Namun Silvio Berlusconi yang hingga kini masih menjabat sebagai presiden Milan, tentu merasa memiliki otoritas. Seperti biasa, ia selalu melawan kebijakan pelatihnya yang tidak memainkan dua penyerang di depan seorang trequartista. Sebagai trequartista masokis yang terbiasa dimanjakan kepiawaian Boban, Rui Costa atau Kaka, Berlusconi berkeyakinan bahwa seorang Suso merupakan penerus ideal sosok-sosok inspirasional itu, bukannya sebagai inverted winger. Montella pun masih teguh pada pendiriannya bahwa formasi 4-3-3 merupakan yang terbaik untuk Milan dengan kondisi skuat saat ini.

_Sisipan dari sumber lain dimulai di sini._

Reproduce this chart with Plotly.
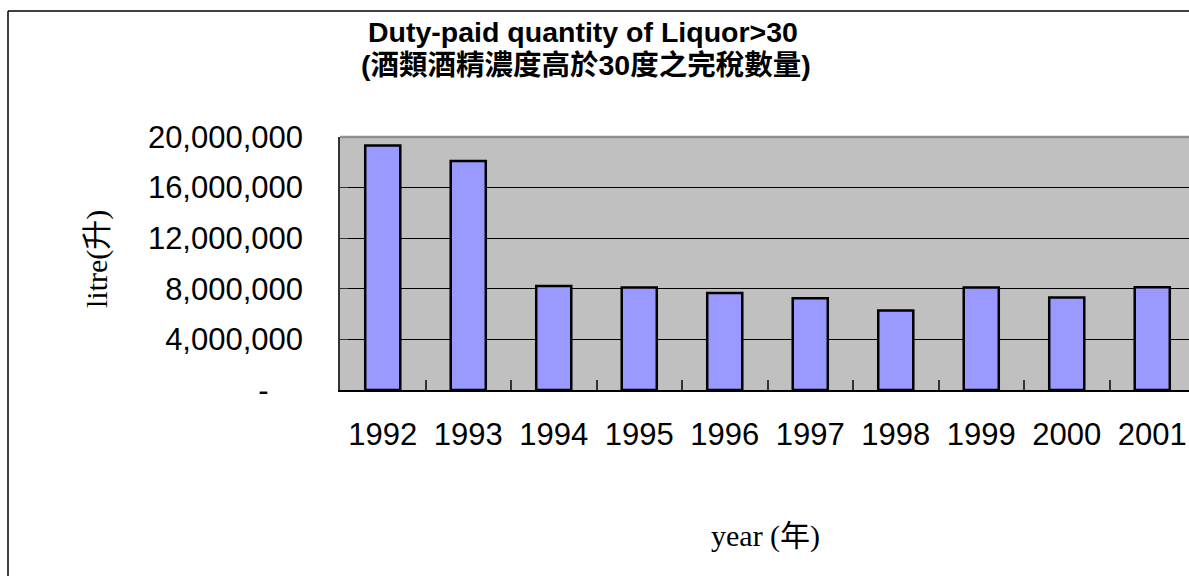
import plotly.graph_objects as go

years = ["1992", "1993", "1994", "1995", "1996", "1997", "1998", "1999", "2000", "2001"]
quantity = [19320000, 18110000, 8230000, 8100000, 7660000, 7260000, 6280000, 8100000, 7310000, 8130000]
ytick_vals = [0, 4000000, 8000000, 12000000, 16000000, 20000000]
ytick_text = ["-\u00a0\u00a0\u00a0\u00a0", "4,000,000", "8,000,000", "12,000,000", "16,000,000", "20,000,000"]

W, H = 1189, 576
L, T, B = 340, 137, 390
pw, ph = W - L, B - T

def px(x):  # page pixel -> paper
    return (x - L) / pw

def py(y):
    return (B - y) / ph

sans = "Liberation Sans, Arial, Noto Sans CJK TC"
serif = "Liberation Serif, Times New Roman, Noto Sans CJK TC"

fig = go.Figure(go.Bar(
    x=years, y=quantity, width=0.41,
    marker=dict(color="#9999FF", line=dict(color="black", width=2.5)),
))

fig.update_layout(
    width=W, height=H,
    margin=dict(l=L, r=0, t=T, b=H - B, pad=0),
    paper_bgcolor="white", plot_bgcolor="#C0C0C0",
    showlegend=False,
    xaxis=dict(
        type="category", range=[-0.5, -0.5 + pw / 85.5],
        showline=True, linecolor="black", linewidth=1.5,
        ticks="inside", tickson="boundaries", ticklen=10, tickcolor="#333333", tickwidth=1.5,
        tickfont=dict(family=sans, size=31, color="black"),
        ticklabelstandoff=16, showgrid=False,
    ),
    yaxis=dict(
        range=[0, 20000000], tickvals=ytick_vals, ticktext=ytick_text,
        showline=True, linecolor="#333333", linewidth=1.5,
        ticks="inside", ticklen=8, tickcolor="#333333",
        showgrid=True, gridcolor="black", gridwidth=1.2,
        tickfont=dict(family=sans, size=31, color="black"),
        ticklabelstandoff=29, zeroline=False,
    ),
    shapes=[
        dict(type="line", xref="paper", yref="paper", x0=0, x1=1.01, y0=1, y1=1,
             line=dict(color="#909090", width=2.5)),
        dict(type="line", xref="paper", yref="paper", x0=px(8), x1=px(8), y0=py(11), y1=py(600),
             line=dict(color="black", width=1.5)),
        dict(type="line", xref="paper", yref="paper", x0=px(8), x1=px(1200), y0=py(11), y1=py(11),
             line=dict(color="black", width=1.5)),
    ],
    annotations=[
        dict(text="<b>Duty-paid quantity of Liquor>30</b>", xref="paper", yref="paper",
             x=px(583), y=py(32), showarrow=False, xanchor="center", yanchor="middle",
             font=dict(family=sans, size=28.5, color="black")),
        dict(text="<b>(酒類酒精濃度高於30度之完稅數量)</b>", xref="paper", yref="paper",
             x=px(586), y=py(65), showarrow=False, xanchor="center", yanchor="middle",
             font=dict(family=sans, size=28.5, color="black")),
        dict(text="litre(升)", xref="paper", yref="paper", x=px(97), y=py(259),
             textangle=-90, showarrow=False, xanchor="center", yanchor="middle",
             font=dict(family=serif, size=30, color="black")),
        dict(text="year (年)", xref="paper", yref="paper", x=px(765), y=py(536),
             showarrow=False, xanchor="center", yanchor="middle",
             font=dict(family=serif, size=30, color="black")),
    ],
)

fig.write_html(
    "out.html",
    config={"displayModeBar": False},
    post_script="document.body.style.margin='0px';document.body.style.overflow='hidden';",
)
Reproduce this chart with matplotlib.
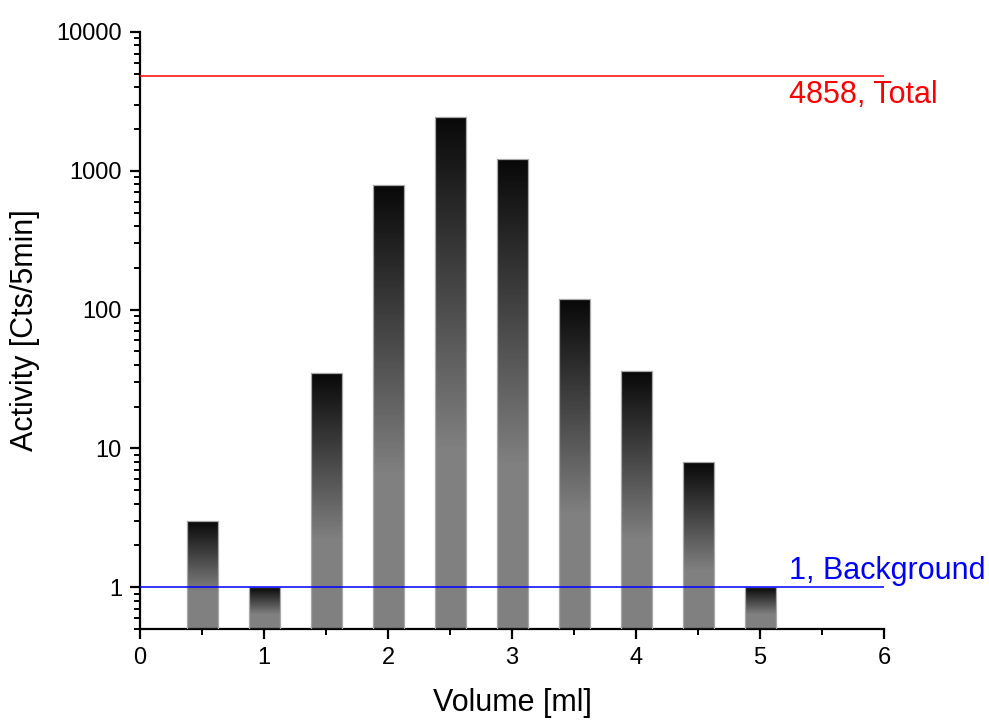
import numpy as np
import matplotlib
matplotlib.use('Agg')
import matplotlib.pyplot as plt

plt.rcParams['font.family'] = ['Liberation Sans', 'DejaVu Sans']

volume = [0.5, 1.0, 1.5, 2.0, 2.5, 3.0, 3.5, 4.0, 4.5, 5.0]
activity = [3, 1, 35, 795, 2460, 1220, 119, 36, 8, 1]
total = 4858
background = 1
xticks = [0, 1, 2, 3, 4, 5, 6]
yticks = [1, 10, 100, 1000, 10000]

base = 0.5
width = 0.25
nseg = 250


def shade(t):
    # grey at the foot of a bar, fading to near black at its top
    if t < 0.35:
        return 0.5
    return 0.5 - 0.47 * (t - 0.35) / 0.65


fig = plt.figure(figsize=(9.89, 7.23), dpi=100)
ax = fig.add_axes([140/989, 1 - 629/723, 744/989, 597/723])
ax.set_yscale('log')

for x, h in zip(volume, activity):
    edges = np.geomspace(base, h, nseg + 1)
    # each slice runs to the bar top, so the next one paints over it without seams
    for i in range(nseg):
        g = shade((i + 0.5) / nseg)
        ax.bar(x, h - edges[i], bottom=edges[i], width=width,
               color=(g, g, g), lw=0, antialiased=False, zorder=2)
    ax.bar(x, h - base, bottom=base, width=width, facecolor='none',
           edgecolor='#a8a8a8', lw=0.9, zorder=3)

ax.axhline(total, color='red', lw=1.1, zorder=4)
ax.axhline(background, color='blue', lw=1.1, zorder=4)
ax.annotate(f'{total}, Total', xy=(5.23, total), xytext=(0, -19.5),
            textcoords='offset points', color='red', fontsize=22,
            va='baseline', ha='left', annotation_clip=False)
ax.annotate(f'{background}, Background', xy=(5.23, background), xytext=(0, 5.8),
            textcoords='offset points', color='blue', fontsize=22,
            va='baseline', ha='left', annotation_clip=False)

ax.set_xlim(0, 6)
ax.set_ylim(0.5, 10000)
ax.set_xticks(xticks)
ax.set_xticks(np.arange(0.5, 6, 1.0), minor=True)
ax.set_yticks(yticks)
ax.set_yticklabels([str(v) for v in yticks])
ax.yaxis.set_minor_locator(matplotlib.ticker.LogLocator(base=10, subs=np.arange(2, 10)))
ax.yaxis.set_minor_formatter(matplotlib.ticker.NullFormatter())

for s in ['top', 'right']:
    ax.spines[s].set_visible(False)
for s in ['left', 'bottom']:
    ax.spines[s].set_linewidth(1.6)

ax.tick_params(which='major', direction='out', length=7, width=1.6, labelsize=17, pad=6)
ax.tick_params(which='minor', direction='out', length=4, width=1.4)

ax.set_xlabel('Volume [ml]', fontsize=22, labelpad=14)
ax.set_ylabel('Activity [Cts/5min]', fontsize=22, labelpad=12)

fig.savefig('out.png', dpi=100)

Sebagai pelatih, Montella tentu saja tidak kaku soal taktik. Ia pernah terbiasa menggunakan pola tiga bek saat menukangi Fiorentina atau Catania. Tapi menggunakan tiga bek di skuat Milan saat ini? Rasanya Montella tidak gila-gila amat untuk mencobanya. Hal yang sama pula ia terapkan pada ide menaruh Suso di posisi trequartista.
Akan tetapi, Anda tentu saja tahu konsekuensi jika melawan ide sang bos. Ketika Anda berhasil, sang bos tentu tidak akan berkata apa pun, tetapi ketika Anda gagal, ia akan berteriak betapa keras kepalanya Anda yang tidak mau mengikuti sarannya.
Saya tidak bermaksud bilang kalau Montella hanya terpaku pada satu sistem. Jelas banyak sekali elemen micro-tactic yang begitu luwes dimainkan ketika Milan berada di bawah arahan pelatih yang satu ini. Namun kini Milan kembali pada penyakit lama, yaitu kesulitan menembus lawan yang menerapkan pola bertahan total dan serangan balik kilat. Sampdoria dan Udinese sudah berhasil mengangkangi Milan lewat cara ini, dan bukan tidak mungkin akan diikuti tim-tim lain.
Kalau sudah begini, absennya Bonaventura memang sangat terasa. Tapi setidaknya, musim ini Montella masih lebih 'beruntung' karena masih mempunyai pemain-pemain muda berbahaya selevel Deulofeu atau Ocampos di lini serang, ketimbang musim lalu yang disisakan Kevin-Prince Boateng dan Mario Balotelli yang sudah demotivasi ketika M'baye Niang yang sedang on fire tiba-tiba mengalami kecelakaan mobil yang membuatnya cedera panjang.
Sekali lagi, saya tidak ingin berbicara banyak soal taktik, tapi kok saya jadi teringat terus ucapan Fabio Capello: “Anda tidak akan berhasil jika hanya mengandalkan satu sistem.”